◆ **WHAT IS REQUIRED**
Without the pictures, print the lines running from the beginning of the material to the line containing "154.6, 157.8, 161.6, 165.8, 169.7, 174.5];", both ends included.

━━━━━━

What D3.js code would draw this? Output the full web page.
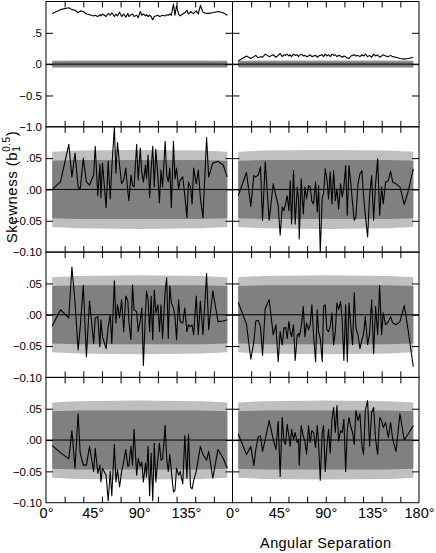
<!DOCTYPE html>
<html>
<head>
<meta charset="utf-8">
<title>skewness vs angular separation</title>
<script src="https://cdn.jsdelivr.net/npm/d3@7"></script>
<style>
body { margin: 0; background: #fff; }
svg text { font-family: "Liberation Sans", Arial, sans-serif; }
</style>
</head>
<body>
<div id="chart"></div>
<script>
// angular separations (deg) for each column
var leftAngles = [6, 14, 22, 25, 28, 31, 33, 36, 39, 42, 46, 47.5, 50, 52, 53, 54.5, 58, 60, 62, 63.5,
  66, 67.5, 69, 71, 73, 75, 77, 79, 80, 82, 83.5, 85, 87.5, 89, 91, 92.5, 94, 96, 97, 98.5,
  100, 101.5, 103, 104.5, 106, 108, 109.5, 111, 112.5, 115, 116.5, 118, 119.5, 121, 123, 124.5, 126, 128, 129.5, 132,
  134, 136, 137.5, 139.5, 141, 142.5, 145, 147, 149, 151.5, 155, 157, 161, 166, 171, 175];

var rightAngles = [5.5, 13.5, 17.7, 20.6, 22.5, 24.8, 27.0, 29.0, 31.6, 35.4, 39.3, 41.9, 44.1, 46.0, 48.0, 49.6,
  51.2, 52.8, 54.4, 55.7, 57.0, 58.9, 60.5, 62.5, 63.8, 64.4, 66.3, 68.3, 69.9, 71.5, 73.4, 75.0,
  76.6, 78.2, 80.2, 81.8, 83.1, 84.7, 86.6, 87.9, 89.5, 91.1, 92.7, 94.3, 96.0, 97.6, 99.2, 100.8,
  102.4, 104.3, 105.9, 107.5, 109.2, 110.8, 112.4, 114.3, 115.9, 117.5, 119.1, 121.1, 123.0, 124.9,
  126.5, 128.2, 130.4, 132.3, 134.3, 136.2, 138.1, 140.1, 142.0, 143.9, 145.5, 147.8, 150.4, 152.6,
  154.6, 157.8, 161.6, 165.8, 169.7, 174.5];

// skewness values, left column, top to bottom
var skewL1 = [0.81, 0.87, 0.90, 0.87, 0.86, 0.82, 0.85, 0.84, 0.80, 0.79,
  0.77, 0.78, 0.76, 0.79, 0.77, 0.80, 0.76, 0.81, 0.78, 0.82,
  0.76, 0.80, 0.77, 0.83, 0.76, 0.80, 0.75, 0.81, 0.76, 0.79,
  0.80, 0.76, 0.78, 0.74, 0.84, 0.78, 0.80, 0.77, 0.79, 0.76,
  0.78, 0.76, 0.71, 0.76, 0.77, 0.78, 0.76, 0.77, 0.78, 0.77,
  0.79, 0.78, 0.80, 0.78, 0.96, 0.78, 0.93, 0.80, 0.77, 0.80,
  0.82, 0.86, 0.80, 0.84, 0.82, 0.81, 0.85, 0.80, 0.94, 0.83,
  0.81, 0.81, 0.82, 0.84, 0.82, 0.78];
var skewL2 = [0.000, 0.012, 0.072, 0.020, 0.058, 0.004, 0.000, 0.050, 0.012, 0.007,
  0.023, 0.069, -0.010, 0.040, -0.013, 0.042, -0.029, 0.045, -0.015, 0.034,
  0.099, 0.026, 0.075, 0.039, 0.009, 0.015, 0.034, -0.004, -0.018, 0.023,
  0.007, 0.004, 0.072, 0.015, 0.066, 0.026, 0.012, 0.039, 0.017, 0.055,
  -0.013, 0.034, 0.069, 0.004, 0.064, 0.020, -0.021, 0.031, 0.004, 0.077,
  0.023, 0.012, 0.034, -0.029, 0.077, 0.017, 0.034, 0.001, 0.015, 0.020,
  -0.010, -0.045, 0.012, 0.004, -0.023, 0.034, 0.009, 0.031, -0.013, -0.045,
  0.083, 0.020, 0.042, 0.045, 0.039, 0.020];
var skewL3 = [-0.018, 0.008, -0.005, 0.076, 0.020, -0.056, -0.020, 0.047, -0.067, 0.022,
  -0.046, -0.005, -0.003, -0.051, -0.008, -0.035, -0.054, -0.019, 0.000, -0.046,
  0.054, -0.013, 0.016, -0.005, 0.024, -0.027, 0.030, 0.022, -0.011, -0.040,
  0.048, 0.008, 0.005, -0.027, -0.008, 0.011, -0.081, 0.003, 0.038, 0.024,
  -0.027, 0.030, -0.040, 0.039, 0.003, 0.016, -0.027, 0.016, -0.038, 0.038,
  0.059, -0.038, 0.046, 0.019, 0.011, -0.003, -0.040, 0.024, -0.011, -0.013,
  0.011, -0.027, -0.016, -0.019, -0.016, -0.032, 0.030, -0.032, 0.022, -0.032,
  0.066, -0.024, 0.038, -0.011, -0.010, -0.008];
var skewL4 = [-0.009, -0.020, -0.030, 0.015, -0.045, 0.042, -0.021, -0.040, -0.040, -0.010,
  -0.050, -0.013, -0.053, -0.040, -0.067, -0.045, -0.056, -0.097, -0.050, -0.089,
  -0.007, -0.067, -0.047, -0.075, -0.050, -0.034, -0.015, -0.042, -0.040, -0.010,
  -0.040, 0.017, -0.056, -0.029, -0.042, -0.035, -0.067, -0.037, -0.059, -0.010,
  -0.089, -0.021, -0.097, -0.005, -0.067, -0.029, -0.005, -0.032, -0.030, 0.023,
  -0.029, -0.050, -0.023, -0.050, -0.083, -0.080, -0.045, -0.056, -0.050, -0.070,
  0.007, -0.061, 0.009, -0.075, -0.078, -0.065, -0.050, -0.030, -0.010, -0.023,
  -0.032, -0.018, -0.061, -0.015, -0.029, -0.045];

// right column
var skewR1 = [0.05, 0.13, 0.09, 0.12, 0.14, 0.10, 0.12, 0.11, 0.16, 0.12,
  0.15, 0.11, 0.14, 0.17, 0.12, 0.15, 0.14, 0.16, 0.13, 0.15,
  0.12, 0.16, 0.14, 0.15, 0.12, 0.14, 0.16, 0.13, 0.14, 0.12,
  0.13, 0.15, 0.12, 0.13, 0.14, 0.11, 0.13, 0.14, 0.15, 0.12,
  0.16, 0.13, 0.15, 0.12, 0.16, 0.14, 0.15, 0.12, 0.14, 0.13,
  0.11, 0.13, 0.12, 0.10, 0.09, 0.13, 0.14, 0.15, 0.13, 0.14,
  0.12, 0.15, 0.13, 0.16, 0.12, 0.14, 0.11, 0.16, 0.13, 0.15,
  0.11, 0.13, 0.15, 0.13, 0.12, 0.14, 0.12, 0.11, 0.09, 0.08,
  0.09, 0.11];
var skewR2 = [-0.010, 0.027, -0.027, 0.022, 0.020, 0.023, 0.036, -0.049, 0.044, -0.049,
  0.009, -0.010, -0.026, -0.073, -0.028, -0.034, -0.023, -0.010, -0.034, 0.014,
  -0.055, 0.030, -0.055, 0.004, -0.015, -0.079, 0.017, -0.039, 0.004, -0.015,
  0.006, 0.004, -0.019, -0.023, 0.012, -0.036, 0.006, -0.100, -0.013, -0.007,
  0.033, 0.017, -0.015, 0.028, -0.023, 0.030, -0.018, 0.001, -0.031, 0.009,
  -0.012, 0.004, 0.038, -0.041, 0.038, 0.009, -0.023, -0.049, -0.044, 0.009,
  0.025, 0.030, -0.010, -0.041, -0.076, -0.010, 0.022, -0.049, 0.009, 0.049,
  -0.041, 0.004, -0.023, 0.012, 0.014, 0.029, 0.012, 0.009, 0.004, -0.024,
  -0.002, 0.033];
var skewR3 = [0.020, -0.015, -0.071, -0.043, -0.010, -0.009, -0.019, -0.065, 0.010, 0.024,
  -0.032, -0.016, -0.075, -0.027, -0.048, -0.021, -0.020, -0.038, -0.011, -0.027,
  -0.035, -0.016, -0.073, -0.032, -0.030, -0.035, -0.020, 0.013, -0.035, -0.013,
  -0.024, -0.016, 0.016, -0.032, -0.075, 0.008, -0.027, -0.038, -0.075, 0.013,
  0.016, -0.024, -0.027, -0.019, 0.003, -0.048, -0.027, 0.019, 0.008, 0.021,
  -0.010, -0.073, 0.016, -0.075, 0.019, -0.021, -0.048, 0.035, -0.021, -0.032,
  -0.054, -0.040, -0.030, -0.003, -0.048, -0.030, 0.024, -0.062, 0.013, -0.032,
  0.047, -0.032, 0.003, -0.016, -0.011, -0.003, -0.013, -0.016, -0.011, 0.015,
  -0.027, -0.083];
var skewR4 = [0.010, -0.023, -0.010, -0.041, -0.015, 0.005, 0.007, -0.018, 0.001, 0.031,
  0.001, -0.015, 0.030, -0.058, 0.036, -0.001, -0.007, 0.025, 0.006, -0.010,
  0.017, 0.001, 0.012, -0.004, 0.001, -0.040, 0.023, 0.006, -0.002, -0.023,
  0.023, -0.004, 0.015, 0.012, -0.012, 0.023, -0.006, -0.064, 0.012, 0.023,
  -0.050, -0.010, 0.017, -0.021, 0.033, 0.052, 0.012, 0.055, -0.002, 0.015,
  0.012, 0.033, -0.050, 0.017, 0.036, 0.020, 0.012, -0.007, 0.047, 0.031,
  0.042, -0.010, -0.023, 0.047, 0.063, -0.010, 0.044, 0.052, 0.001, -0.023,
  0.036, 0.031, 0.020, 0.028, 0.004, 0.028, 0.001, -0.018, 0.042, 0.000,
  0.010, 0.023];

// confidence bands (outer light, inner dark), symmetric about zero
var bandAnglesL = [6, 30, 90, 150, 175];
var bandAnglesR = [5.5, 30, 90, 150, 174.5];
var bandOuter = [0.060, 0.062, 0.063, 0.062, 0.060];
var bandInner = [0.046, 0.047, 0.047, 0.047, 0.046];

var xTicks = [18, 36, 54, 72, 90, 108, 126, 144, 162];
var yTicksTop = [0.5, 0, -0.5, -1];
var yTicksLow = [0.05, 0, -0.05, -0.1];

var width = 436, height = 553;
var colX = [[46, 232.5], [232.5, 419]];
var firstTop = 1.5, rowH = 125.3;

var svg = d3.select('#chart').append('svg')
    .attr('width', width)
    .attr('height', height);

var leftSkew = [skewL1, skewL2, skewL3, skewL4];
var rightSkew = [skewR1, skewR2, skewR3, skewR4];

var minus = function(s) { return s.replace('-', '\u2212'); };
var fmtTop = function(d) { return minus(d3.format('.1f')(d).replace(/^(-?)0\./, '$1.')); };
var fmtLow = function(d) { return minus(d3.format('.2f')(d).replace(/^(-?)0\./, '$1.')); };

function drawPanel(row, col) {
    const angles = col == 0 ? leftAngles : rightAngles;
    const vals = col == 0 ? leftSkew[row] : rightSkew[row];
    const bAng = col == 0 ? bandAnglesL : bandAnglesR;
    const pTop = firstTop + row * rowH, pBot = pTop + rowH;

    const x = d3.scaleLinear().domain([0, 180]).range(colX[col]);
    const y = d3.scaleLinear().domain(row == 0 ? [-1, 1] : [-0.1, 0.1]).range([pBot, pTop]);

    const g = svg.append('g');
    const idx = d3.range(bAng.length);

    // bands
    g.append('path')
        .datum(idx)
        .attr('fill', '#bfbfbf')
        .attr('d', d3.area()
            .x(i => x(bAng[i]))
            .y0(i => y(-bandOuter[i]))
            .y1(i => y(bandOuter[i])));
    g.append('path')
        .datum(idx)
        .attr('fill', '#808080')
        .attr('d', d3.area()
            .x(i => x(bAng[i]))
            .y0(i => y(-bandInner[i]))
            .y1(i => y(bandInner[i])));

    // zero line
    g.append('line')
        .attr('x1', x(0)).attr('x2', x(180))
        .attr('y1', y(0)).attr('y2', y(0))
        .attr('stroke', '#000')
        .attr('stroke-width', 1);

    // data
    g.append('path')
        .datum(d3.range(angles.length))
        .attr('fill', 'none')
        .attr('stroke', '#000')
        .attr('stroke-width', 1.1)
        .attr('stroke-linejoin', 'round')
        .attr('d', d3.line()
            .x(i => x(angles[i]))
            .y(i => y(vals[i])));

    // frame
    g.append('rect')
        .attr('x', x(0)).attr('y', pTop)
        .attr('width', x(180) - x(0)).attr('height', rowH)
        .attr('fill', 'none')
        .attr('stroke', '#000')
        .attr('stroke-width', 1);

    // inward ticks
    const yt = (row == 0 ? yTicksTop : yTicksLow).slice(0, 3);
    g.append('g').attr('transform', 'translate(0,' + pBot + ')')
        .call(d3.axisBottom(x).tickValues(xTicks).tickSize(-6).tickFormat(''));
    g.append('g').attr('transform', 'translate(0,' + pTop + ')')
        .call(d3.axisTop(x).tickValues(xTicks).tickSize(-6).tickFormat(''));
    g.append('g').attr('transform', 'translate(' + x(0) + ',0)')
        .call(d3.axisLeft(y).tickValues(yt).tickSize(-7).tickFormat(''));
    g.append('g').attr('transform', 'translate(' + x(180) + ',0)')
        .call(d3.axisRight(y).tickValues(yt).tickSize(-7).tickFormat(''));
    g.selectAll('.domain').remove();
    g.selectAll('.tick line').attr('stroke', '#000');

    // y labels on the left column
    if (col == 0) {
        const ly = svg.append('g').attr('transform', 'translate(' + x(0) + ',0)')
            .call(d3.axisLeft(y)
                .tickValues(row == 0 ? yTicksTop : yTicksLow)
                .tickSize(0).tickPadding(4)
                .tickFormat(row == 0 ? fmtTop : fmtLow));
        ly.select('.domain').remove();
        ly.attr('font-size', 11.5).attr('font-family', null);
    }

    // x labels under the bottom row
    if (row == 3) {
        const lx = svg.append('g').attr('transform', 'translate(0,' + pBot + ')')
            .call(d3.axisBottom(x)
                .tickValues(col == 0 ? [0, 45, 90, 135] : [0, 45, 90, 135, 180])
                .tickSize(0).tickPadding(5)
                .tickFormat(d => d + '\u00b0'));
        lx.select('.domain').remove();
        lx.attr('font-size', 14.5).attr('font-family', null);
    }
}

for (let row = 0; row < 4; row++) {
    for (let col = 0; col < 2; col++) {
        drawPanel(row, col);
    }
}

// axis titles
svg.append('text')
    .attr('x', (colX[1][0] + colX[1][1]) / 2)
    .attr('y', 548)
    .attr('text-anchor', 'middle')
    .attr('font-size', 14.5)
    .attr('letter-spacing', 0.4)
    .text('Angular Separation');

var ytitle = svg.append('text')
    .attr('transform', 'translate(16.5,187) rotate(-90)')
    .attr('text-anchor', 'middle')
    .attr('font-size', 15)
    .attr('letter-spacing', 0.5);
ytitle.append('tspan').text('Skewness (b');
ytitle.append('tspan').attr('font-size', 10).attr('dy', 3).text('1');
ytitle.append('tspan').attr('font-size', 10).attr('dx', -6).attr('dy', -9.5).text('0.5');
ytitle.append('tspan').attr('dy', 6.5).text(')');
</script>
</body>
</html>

━━━━━━

◆ **WORKED ANSWER**
What D3.js code would draw this? Output the full web page.
<!DOCTYPE html>
<html>
<head>
<meta charset="utf-8">
<title>skewness vs angular separation</title>
<script src="https://cdn.jsdelivr.net/npm/d3@7"></script>
<style>
body { margin: 0; background: #fff; }
svg text { font-family: "Liberation Sans", Arial, sans-serif; }
</style>
</head>
<body>
<div id="chart"></div>
<script>
// angular separations (deg) for each column
var leftAngles = [6, 14, 22, 25, 28, 31, 33, 36, 39, 42, 46, 47.5, 50, 52, 53, 54.5, 58, 60, 62, 63.5,
  66, 67.5, 69, 71, 73, 75, 77, 79, 80, 82, 83.5, 85, 87.5, 89, 91, 92.5, 94, 96, 97, 98.5,
  100, 101.5, 103, 104.5, 106, 108, 109.5, 111, 112.5, 115, 116.5, 118, 119.5, 121, 123, 124.5, 126, 128, 129.5, 132,
  134, 136, 137.5, 139.5, 141, 142.5, 145, 147, 149, 151.5, 155, 157, 161, 166, 171, 175];

var rightAngles = [5.5, 13.5, 17.7, 20.6, 22.5, 24.8, 27.0, 29.0, 31.6, 35.4, 39.3, 41.9, 44.1, 46.0, 48.0, 49.6,
  51.2, 52.8, 54.4, 55.7, 57.0, 58.9, 60.5, 62.5, 63.8, 64.4, 66.3, 68.3, 69.9, 71.5, 73.4, 75.0,
  76.6, 78.2, 80.2, 81.8, 83.1, 84.7, 86.6, 87.9, 89.5, 91.1, 92.7, 94.3, 96.0, 97.6, 99.2, 100.8,
  102.4, 104.3, 105.9, 107.5, 109.2, 110.8, 112.4, 114.3, 115.9, 117.5, 119.1, 121.1, 123.0, 124.9,
  126.5, 128.2, 130.4, 132.3, 134.3, 136.2, 138.1, 140.1, 142.0, 143.9, 145.5, 147.8, 150.4, 152.6,
  154.6, 157.8, 161.6, 165.8, 169.7, 174.5];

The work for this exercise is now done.